Even if the original programming remains intact, in-memory attacks remain the most common attack vector. Control instructions and data get moved from the static flash storage to dynamic memory in order to run in real time. If an attacker manages to inject deliberately corrupted data into a memory address, it is possible to send the control flow off to an instruction never intended by the designers of the system. This is the sort of attack that can enable someone connecting through a vehicle’s telematics system to take control of safety-critical systems like the throttle, brakes, or steering.

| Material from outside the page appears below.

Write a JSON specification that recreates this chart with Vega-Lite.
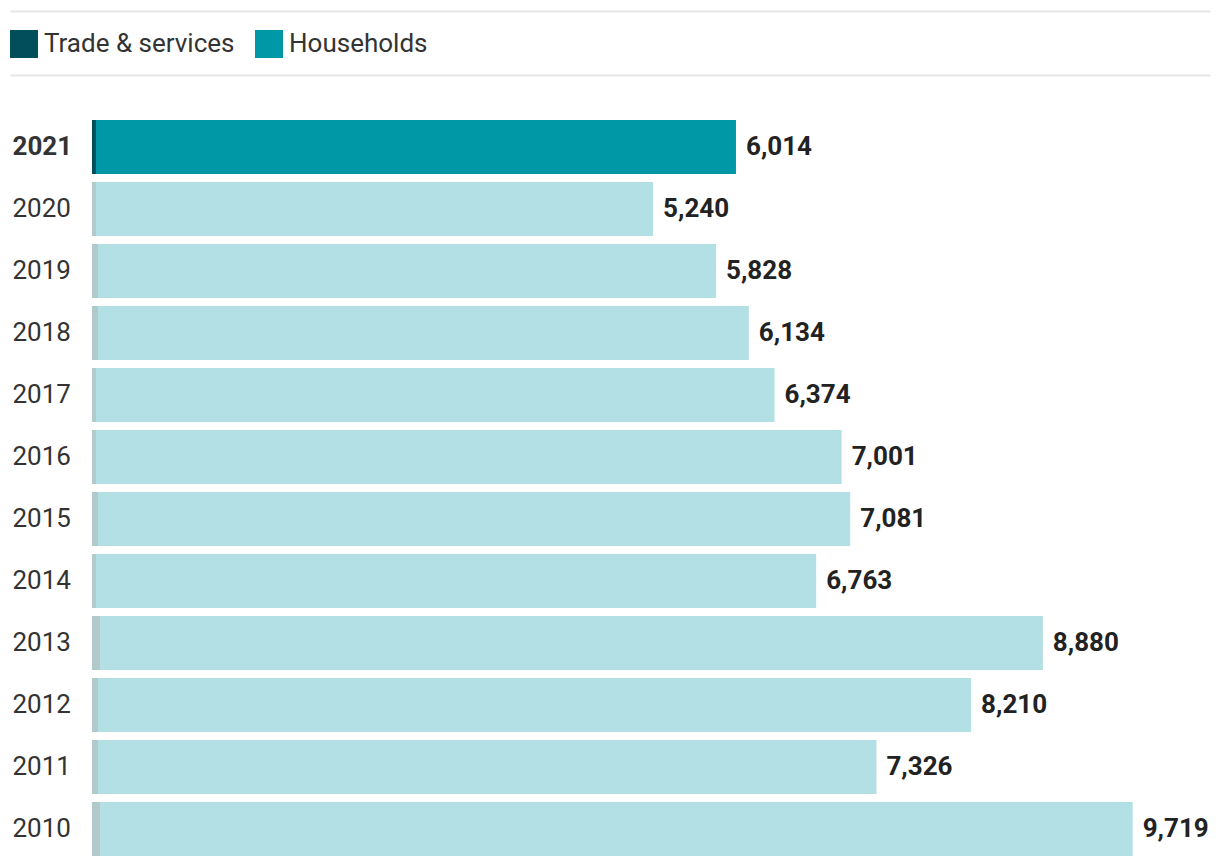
{
  "$schema": "https://vega.github.io/schema/vega-lite/v6.json",
  "width": 1200,
  "height": 744,
  "autosize": {"type": "none"},
  "padding": {"left": 10, "top": 116, "right": 10, "bottom": 6},
  "config": {"view": {"stroke": null}, "font": "Roboto"},
  "data": {"values": [
    {"year": "2021", "category": "Trade & services", "value": 37},
    {"year": "2021", "category": "Households", "value": 5977},
    {"year": "2020", "category": "Trade & services", "value": 37},
    {"year": "2020", "category": "Households", "value": 5203},
    {"year": "2019", "category": "Trade & services", "value": 56},
    {"year": "2019", "category": "Households", "value": 5772},
    {"year": "2018", "category": "Trade & services", "value": 56},
    {"year": "2018", "category": "Households", "value": 6078},
    {"year": "2017", "category": "Trade & services", "value": 37},
    {"year": "2017", "category": "Households", "value": 6337},
    {"year": "2016", "category": "Trade & services", "value": 37},
    {"year": "2016", "category": "Households", "value": 6964},
    {"year": "2015", "category": "Trade & services", "value": 56},
    {"year": "2015", "category": "Households", "value": 7025},
    {"year": "2014", "category": "Trade & services", "value": 37},
    {"year": "2014", "category": "Households", "value": 6726},
    {"year": "2013", "category": "Trade & services", "value": 75},
    {"year": "2013", "category": "Households", "value": 8805},
    {"year": "2012", "category": "Trade & services", "value": 56},
    {"year": "2012", "category": "Households", "value": 8154},
    {"year": "2011", "category": "Trade & services", "value": 56},
    {"year": "2011", "category": "Households", "value": 7270},
    {"year": "2010", "category": "Trade & services", "value": 75},
    {"year": "2010", "category": "Households", "value": 9644}
  ]},
  "resolve": {"scale": {"x": "independent"}, "axis": {"x": "independent"}},
  "layer": [
    {
      "mark": {"type": "bar"},
      "encoding": {
        "y": {
          "field": "year", "type": "nominal", "sort": "descending",
          "scale": {"paddingInner": 0.129, "paddingOuter": 0.0645},
          "axis": {
            "title": null, "ticks": false, "domain": false,
            "labelAlign": "left", "labelPadding": -2, "labelBaseline": "middle",
            "labelFontSize": 26, "labelColor": "#333333", "labelFont": "Roboto",
            "labelFontWeight": {"condition": {"test": "datum.value == '2021'", "value": "bold"}, "value": "normal"}
          }
        },
        "x": {
          "field": "value", "type": "quantitative", "stack": "zero",
          "scale": {"domain": [0, 10441], "range": [82, 1200], "nice": false},
          "axis": null
        },
        "color": {
          "field": "category", "type": "nominal",
          "scale": {"domain": ["Trade & services", "Households"], "range": ["#024e5a", "#0097a7"]},
          "legend": {
            "title": null, "orient": "none", "legendX": 0, "legendY": -86,
            "direction": "horizontal", "symbolType": "square", "symbolSize": 784,
            "symbolOpacity": 1, "symbolStrokeWidth": 0, "labelFontSize": 26,
            "labelColor": "#333333", "labelFont": "Roboto", "labelOffset": 6,
            "labelLimit": 400, "columnPadding": 20
          }
        },
        "order": {"field": "category", "sort": "descending"},
        "opacity": {"condition": {"test": "datum.year == '2021'", "value": 1}, "value": 0.3}
      }
    },
    {
      "transform": [{"aggregate": [{"op": "sum", "field": "value", "as": "total"}], "groupby": ["year"]}],
      "mark": {"type": "text", "align": "left", "baseline": "middle", "dx": 10, "fontSize": 26, "fontWeight": "bold", "color": "#222222", "font": "Roboto"},
      "encoding": {
        "y": {"field": "year", "type": "nominal", "sort": "descending"},
        "x": {
          "field": "total", "type": "quantitative",
          "scale": {"domain": [0, 10441], "range": [82, 1200], "nice": false},
          "axis": null
        },
        "text": {"field": "total", "type": "quantitative", "format": ","}
      }
    },
    {
      "mark": {"type": "point", "opacity": 0},
      "encoding": {
        "x": {
          "field": "value", "type": "quantitative",
          "axis": {"orient": "top", "offset": 41, "domainColor": "#e6e6e6", "domainWidth": 2, "labels": false, "ticks": false, "grid": false, "title": null}
        }
      }
    },
    {
      "mark": {"type": "point", "opacity": 0},
      "encoding": {
        "x": {
          "field": "value", "type": "quantitative",
          "axis": {"orient": "top", "offset": 105, "domainColor": "#e6e6e6", "domainWidth": 2, "labels": false, "ticks": false, "grid": false, "title": null}
        }
      }
    }
  ]
}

Some security providers use heuristic analysis to look for anomalous behavior in real time and stop the activity. This approach creates rules with weighting and probability to detect anomalies based on previously unknown attacks and is utilized by most computer anti-malware programs. Since the in-vehicle electronics should never be running random unknown programs like a computer or smartphone, Karamba has taken a deterministic approach. During the software build, they analyze and map every possible instruction control flow. In the vehicle, any instruction call that doesn’t match the flow map immediately gets discarded, an approach that should not result in any false positives.

Navigant Research’s Autonomous Vehicles report projects that nearly 5 million autonomous vehicles will be sold in 2025, growing to more than 40 million in 2030. Harnessing the safety benefits of this technology requires every vehicle to be secure and resilient against cyber attacks.